お金を払うことが、モチベーションのスクリーニングになっている
箕輪:ゲラができあがった状態で中身をちょい出しして見せて、校閲してくれた人のクレジットを本の中に入れて。ゲラは普通の人はもらったりしないので、スタッフになった感が多少あったと思うんです。「これツイッターにアップしていいんですか?」と聞かれて、「どんどんアップして」と。もう発売前にざわざわしていた感じですね。
権八:キングコングの西野くんのところもオンラインサロンをやってるよね。確か月千円かな。
箕輪:千円で6千人ぐらいですね。
権八:あそこも西野くんが次から次へと自分の企画を世の中にバーンとやるけど、サロンの中で揉んだり、ディスカッションしたり、切磋琢磨させながらやってると。
箕輪:全くそうです。昔の雑誌に近いのかもしれないんですけど、同じ価値観、あるあるネタが通じるぐらいの同じノリが通じる人たちの集団で、密室的にモノをつくって、ここだけで通じる内輪ノリがあって、それが本の発売日になって書店に並ぶと、彼らにとってはそれが売れることが一番面白いから、文化祭のノリで宣伝したりして。
そうすると、これだけモノが溢れてどれを買っていいかわからない一般の人にとっても、熱が乗ってる本だな、よく聞くなというものになっていて。内輪的な集団において熱狂が伝播していく感じなんですよね。

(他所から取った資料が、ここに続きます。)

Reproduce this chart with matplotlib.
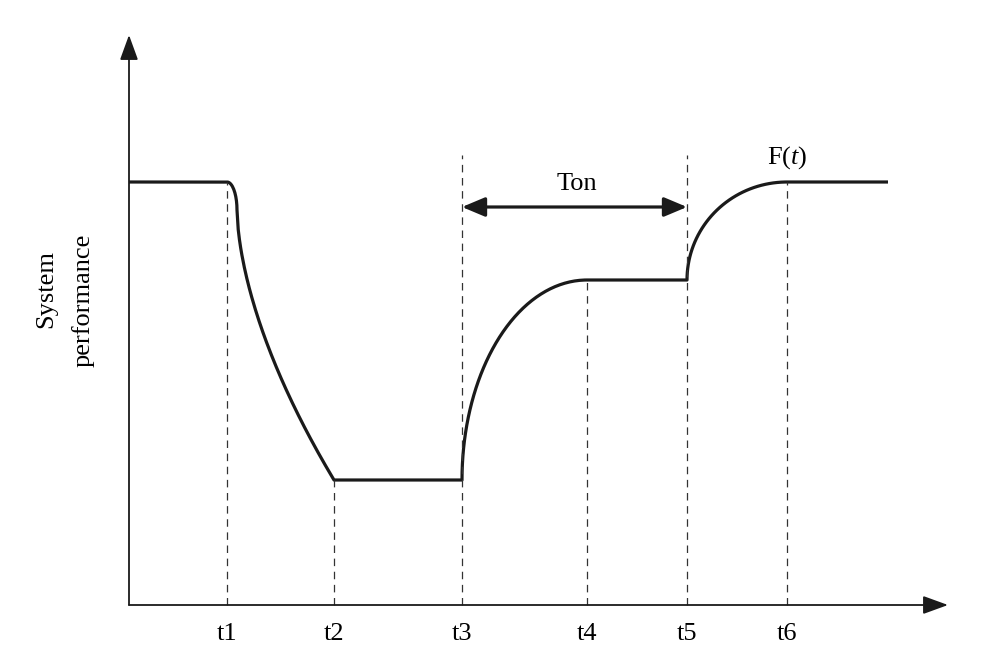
import numpy as np
import matplotlib
matplotlib.use("Agg")
import matplotlib.pyplot as plt

plt.rcParams['font.family'] = ['Liberation Serif', 'DejaVu Serif']
plt.rcParams['mathtext.fontset'] = 'custom'
plt.rcParams['mathtext.rm'] = 'Liberation Serif'
plt.rcParams['mathtext.it'] = 'Liberation Serif:italic'

# ---- data (time positions and performance levels, arbitrary units) ----
t_ticks = [227, 334, 462, 587, 687, 787]
tick_labels = ['t1', 't2', 't3', 't4', 't5', 't6']
t_start = 129
t_end = 888
perf_high = 423
perf_mid = 325
perf_low = 125
corner_dx = 10      # size of rounded corner at t1
corner_dy = 28
dash_tops = [perf_high, perf_low, 450, perf_mid, 450, perf_high]

fig = plt.figure(figsize=(9.94, 6.63), dpi=100)
ax = fig.add_axes([0, 0, 1, 1])
ax.set_xlim(0, 994)
ax.set_ylim(-58, 605)
ax.axis('off')

t1, t2, t3, t4, t5, t6 = t_ticks

xs, ys = [], []
# flat before t1
xs += [t_start, t1]; ys += [perf_high, perf_high]
# rounded corner
th = np.linspace(np.pi / 2, 0, 20)
xs += list(t1 + corner_dx * np.cos(th))
ys += list(perf_high - corner_dy + corner_dy * np.sin(th))
# decay to t2
u = np.linspace(0, 1, 80)
x0 = t1 + corner_dx
y0 = perf_high - corner_dy
xs += list(x0 + (t2 - x0) * u)
ys += list(y0 - (y0 - perf_low) * u ** 0.6)
# flat t2..t3
xs += [t3]; ys += [perf_low]
# recovery t3..t4 (quarter ellipse)
th = np.linspace(0, np.pi / 2, 80)
xs += list(t4 - (t4 - t3) * np.cos(th))
ys += list(perf_low + (perf_mid - perf_low) * np.sin(th))
# flat t4..t5
xs += [t5]; ys += [perf_mid]
# recovery t5..t6
xs += list(t6 - (t6 - t5) * np.cos(th))
ys += list(perf_mid + (perf_high - perf_mid) * np.sin(th))
xs += [t_end]; ys += [perf_high]

ax.plot(xs, ys, color='#1a1a1a', lw=2.3, solid_capstyle='butt', solid_joinstyle='round')

# dashed verticals
for t, top in zip(t_ticks, dash_tops):
    ax.plot([t, t], [0, top], color='#333333', lw=0.9, dashes=(6, 4.5))

# axes with arrows
ax.annotate('', xy=(t_start, 570), xytext=(t_start, 0),
            arrowprops=dict(arrowstyle='-|>,head_length=1.1,head_width=0.4',
                            mutation_scale=14, lw=1.3, color='#1a1a1a',
                            shrinkA=0, shrinkB=0))
ax.annotate('', xy=(948, 0), xytext=(t_start, 0),
            arrowprops=dict(arrowstyle='-|>,head_length=1.1,head_width=0.4',
                            mutation_scale=14, lw=1.3, color='#1a1a1a',
                            shrinkA=0, shrinkB=0))

# Ton arrow
ton_y = 398
ax.annotate('', xy=(t5, ton_y), xytext=(t3, ton_y),
            arrowprops=dict(arrowstyle='<|-|>,head_length=1.0,head_width=0.42',
                            mutation_scale=14, lw=2.3, color='#1a1a1a',
                            shrinkA=0, shrinkB=0))
fs = 19
ax.text((t3 + t5) / 2 + 2, 605 - 184, 'Ton', ha='center', va='center', fontsize=fs)
ax.text(t6, 605 - 158, r'$\mathrm{F}(t)$', ha='center', va='center', fontsize=fs)

for t, lab in zip(t_ticks, tick_labels):
    ax.text(t, 605 - 634, lab, ha='center', va='center', fontsize=fs)

ax.text(46, 605 - 289, 'System', rotation=90, ha='center', va='center', fontsize=fs)
ax.text(83, 605 - 300, 'performance', rotation=90, ha='center', va='center', fontsize=fs)

fig.savefig('out.png', dpi=100)
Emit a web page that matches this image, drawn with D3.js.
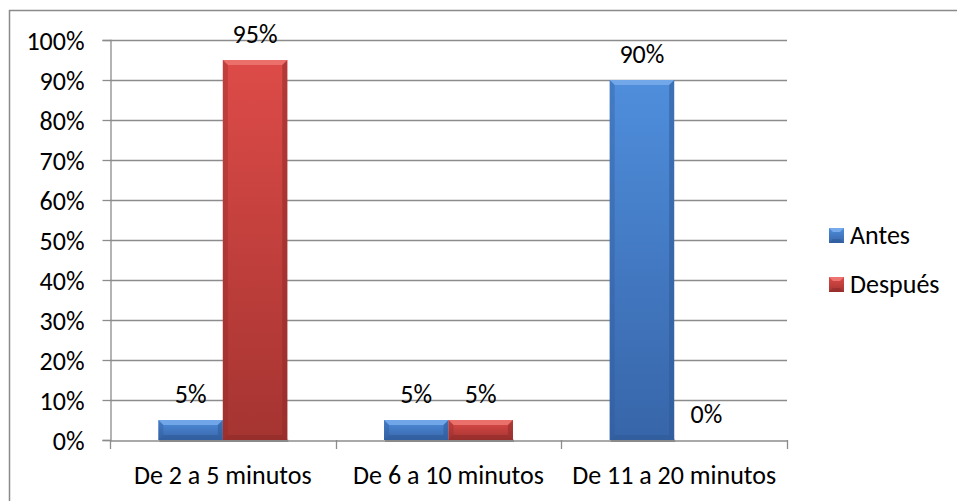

権八:お金を払っていることが、1つのキーワードとしてあるんですかね?
箕輪:ありますね。いろいろな観点においてあるんですけど、まずお金を払うことでフィルターになっているというのが1個あって。僕のオンラインサロンは月5800円で千人ぐらいの集団で、今度ニューズピックスブックの1周年フェアの書店フェアをやるんですけど、その全デザインはうちのサロンのデザインチームがやったんですよ。
企業に発注したら50万ぐらいかかるし、幻冬舎内のデザインの部署に頼んだら「そんな時間じゃつくれない」と断られて。じゃあ、僕のところでやろうと投げて。彼らは僕にお金を払って、寝る間も惜しんでデザインをつくるんですよ。クオリティも高いので、最高な組織なんですけど、お金を払っていることがモチベーションの最初のスクリーニングになっているんです。
炎上させようという悪意がある奴、悪意はないけど興味があるから覗いてみようという緩い奴がいないから、一種の熱狂空間になるんですよね。普通の会社って、どんな頑張っても月給ってそんなに変わらないじゃないですか。
澤本:そうですね。
箕輪:月給30万として30万で仕事してると、仕事が増えると損した、なんで給料が変わらないのに仕事だけ増えたんだと思ったりするけど、オンラインサロンは逆に払ってるから、むしろ仕事がエンタメというか、僕が「これやって」と言ったら、みんな飛び込んでくるんですよね。それやりたいって。
中村:すごいですね。
箕輪:デザインのように、こだわればこだわるほど良くなる余地のあるものって、やらされてる感がある人と仕事をするより、「気づいたら徹夜しちゃってました」という人と仕事するほうが楽しいし、文化祭みたいになっていくんですよね。
それを会社でやると法律に引っかかるけど、サロンはサービスとして働いているからモチベーションが100%の状態です。給料をもらってたらやる気なくてもローンや家族のために辞めないけど、サロンはお金を払ってるからやる気がなかったら辞めるので。だから淀みがないですね。
中村:中途半端な出来になったりしないんだ?
箕輪:オンラインサロンの黎明期はおままごとみたいな感じで、「あいつらはちゃんとしたものを出せない」となってたんですけど、今はうちだったら任天堂にいたデザイナー、ライターもプロのライターが入ってるから、大丈夫ですね。
中村:プロのつくり手になると、1回受けちゃうとお金が10万円だろうと100万円だろうとタダであろうと払うであろうと関係なくなってきますもんね。
箕輪:関係ないです。受け仕事じゃなくて単純に遊びとしてやりたいという人がやってくれるからクオリティは全く遜色なくて。でも、それはオンラインサロンが市民権を得て、入ってくる人のレベルが上がったからですね。